Thomas Affleck was born on July 13, 1812, in Dumfries, Scotland. His father was Thomas Affleck and his mother, Mary (Hannay) Affleck. He graduated from the University of Edinburgh, where he studied agriculture. Not yet 20, he immigrated to the United States, arriving on May 4, 1832.
From 1832 to 1840, he worked as a clerk and merchant in New York City, Pennsylvania, Indiana and Ohio. He served as the editor of the Western Farmer and Gardener in Cincinnati, Ohio from 1840 to 1842.
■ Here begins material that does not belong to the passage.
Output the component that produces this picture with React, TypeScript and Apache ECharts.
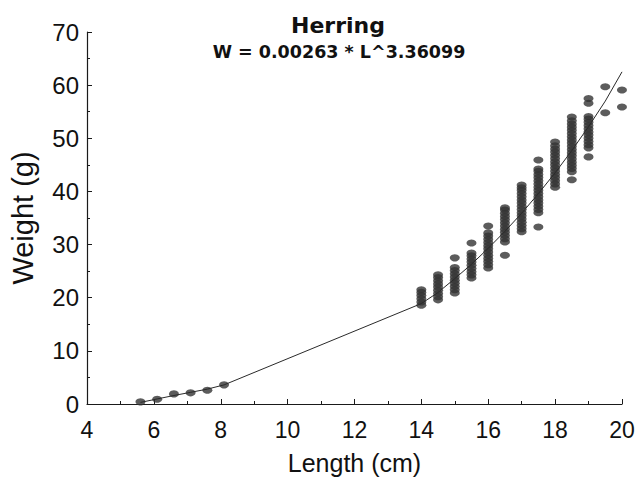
import React, { useEffect, useRef } from "react";
import * as echarts from "echarts";

// Fitted curve points (Length cm, Weight g) as drawn
const fitLengths = [5.6, 6.1, 6.6, 7.1, 7.6, 8.1, 14, 14.5, 15, 15.5, 16, 16.5, 17, 17.5, 18, 18.5, 19, 19.5, 20];
const fitWeights = [0.3, 0.95, 1.6, 2.2, 2.8, 3.6, 18.9, 21.0, 23.6, 26.3, 29.3, 32.5, 35.9, 39.6, 43.5, 47.7, 52.2, 57.0, 62.5];

// Observed fish: small juveniles
const smallLengths = [5.6, 6.1, 6.6, 7.1, 7.6, 8.1];
const smallWeights = [0.4, 0.9, 1.9, 2.1, 2.6, 3.6];

// Observed fish: adult columns by length class
const colLengths = [14, 14.5, 15, 15.5, 16, 16.5, 17, 17.5, 18, 18.5, 19, 19.5, 20];
const col14 = [18.6, 19.2, 19.8, 20.4, 21.0, 21.5];
const col14_5 = [19.6, 20.2, 20.8, 21.4, 22.0, 22.6, 23.2, 23.8, 24.3];
const col15 = [20.9, 21.5, 22.1, 22.7, 23.3, 23.9, 24.5, 25.1, 25.7, 27.5];
const col15_5 = [23.7, 24.3, 24.9, 25.5, 26.1, 26.7, 27.3, 27.9, 28.4, 30.3];
const col16 = [25.6, 26.2, 26.8, 27.4, 28.0, 28.6, 29.2, 29.8, 30.4, 31.0, 31.6, 32.2, 33.5];
const col16_5 = [28.0, 30.5, 31.1, 31.7, 32.3, 32.9, 33.5, 34.1, 34.7, 35.3, 35.9, 36.5, 36.9];
const col17 = [32.4, 33.0, 33.6, 34.2, 34.8, 35.4, 36.0, 36.6, 37.2, 37.8, 38.4, 39.0, 39.6, 40.2, 40.7, 41.2];
const col17_5 = [33.3, 36.0, 36.6, 37.2, 37.8, 38.4, 39.0, 39.6, 40.2, 40.8, 41.4, 42.0, 42.6, 43.2, 43.8, 44.2, 45.9];
const col18 = [40.8, 41.4, 42.0, 42.6, 43.2, 43.8, 44.4, 45.0, 45.6, 46.2, 46.8, 47.4, 48.0, 48.6, 49.3];
const col18_5 = [42.2, 43.7, 44.3, 44.9, 45.5, 46.1, 46.7, 47.3, 47.9, 48.5, 49.1, 49.7, 50.3, 50.9, 51.5, 52.1, 52.7, 53.3, 54.0];
const col19 = [46.5, 48.2, 48.8, 49.4, 50.0, 50.6, 51.2, 51.8, 52.4, 53.0, 53.6, 54.1, 56.6, 57.5];
const col19_5 = [54.8, 59.7];
const col20 = [55.9, 59.1];
const columns = [col14, col14_5, col15, col15_5, col16, col16_5, col17, col17_5, col18, col18_5, col19, col19_5, col20];

const titleText = "Herring";
const formulaText = "W = 0.00263 * L^3.36099";
const xName = "Length (cm)";
const yName = "Weight (g)";

export default function App() {
  const ref = useRef<HTMLDivElement>(null);
  useEffect(() => {
    if (!ref.current) return;
    const chart = echarts.init(ref.current, undefined, { renderer: "svg" });
    const scatterData: number[][] = [];
    smallLengths.forEach((l, i) => scatterData.push([l, smallWeights[i]]));
    colLengths.forEach((l, i) => columns[i].forEach((w) => scatterData.push([l, w])));
    const lineData = fitLengths.map((l, i) => [l, fitWeights[i]]);
    const axisColor = "#1a1a1a";
    chart.setOption({
      animation: false,
      backgroundColor: "#ffffff",
      title: [
        {
          text: titleText,
          left: 333,
          top: 9,
          textAlign: "center",
          textStyle: { fontFamily: "DejaVu Sans", fontWeight: "bold", fontSize: 22, color: "#111" },
        },
        {
          text: formulaText,
          left: 334,
          top: 38,
          textAlign: "center",
          textStyle: { fontFamily: "DejaVu Sans", fontWeight: "bold", fontSize: 17.5, color: "#111" },
        },
      ],
      grid: { left: 84, top: 32, width: 538, height: 372 },
      xAxis: {
        type: "value",
        min: 4,
        max: 20,
        interval: 2,
        name: xName,
        nameLocation: "middle",
        nameGap: 46,
        nameTextStyle: { fontFamily: "Liberation Sans", fontSize: 25, color: "#111" },
        axisLine: { show: true, onZero: false, lineStyle: { color: axisColor, width: 1.2 } },
        axisTick: { show: true, inside: true, length: 5, lineStyle: { color: axisColor } },
        minorTick: { show: true, splitNumber: 2, length: 3, lineStyle: { color: axisColor } },
        splitLine: { show: false },
        axisLabel: { margin: 14, fontFamily: "Liberation Sans", fontSize: 23, color: "#111" },
      },
      yAxis: {
        type: "value",
        min: 0,
        max: 70,
        interval: 10,
        name: yName,
        nameLocation: "middle",
        nameGap: 50,
        nameRotate: 90,
        nameTextStyle: { fontFamily: "Liberation Sans", fontSize: 29, color: "#111" },
        axisLine: { show: true, onZero: false, lineStyle: { color: axisColor, width: 1.2 } },
        axisTick: { show: true, inside: true, length: 5, lineStyle: { color: axisColor } },
        minorTick: { show: true, splitNumber: 2, length: 3, lineStyle: { color: axisColor } },
        splitLine: { show: false },
        axisLabel: { margin: 8, fontFamily: "Liberation Sans", fontSize: 24, color: "#111" },
      },
      series: [
        {
          type: "scatter",
          data: scatterData,
          symbol: "circle",
          symbolSize: [10, 7],
          itemStyle: { color: "#333333" },
          z: 2,
        },
        {
          type: "line",
          data: lineData,
          showSymbol: false,
          symbol: "none",
          lineStyle: { color: "#2a2a2a", width: 1 },
          z: 3,
        },
      ],
    });
    return () => chart.dispose();
  }, []);
  return (
    <div
      ref={ref}
      style={{ position: "fixed", left: 0, top: 0, width: 639, height: 482, background: "#fff" }}
    />
  );
}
He acquired Ingleside Farm in Washington, Mississippi, where he established Central Nurseries in 1848. It became one of the earliest commercial plant nurseries in the Southern United States. He was one of the first nurserymen in the South, selling plants and writing about plants from the South. Most agricultural and gardening advice had previously been written by authorities from Europe or the Northern United States.
In 1848, Affleck edited Norman's Southern Agricultural Almanac, an almanac published by Benjamin Moore Norman (1809-1860). He also published the Southern Rural Almanac and Plantation and Garden Calendar from 1851 to 1861. His "Report on Agricultural Grasses," appeared as a Senate executive document in 1879. He is credited with advancing agriculture in Texas thanks to his writing. Moreover, he published two books about his plantation, where he cultivated the commodity crops of cotton and sugar cane with slave labor: Cotton Plantation Record and Account Book and Sugar Plantation Record and Account Book. They became widely popular among the planter class, who used them as models for their own plantations.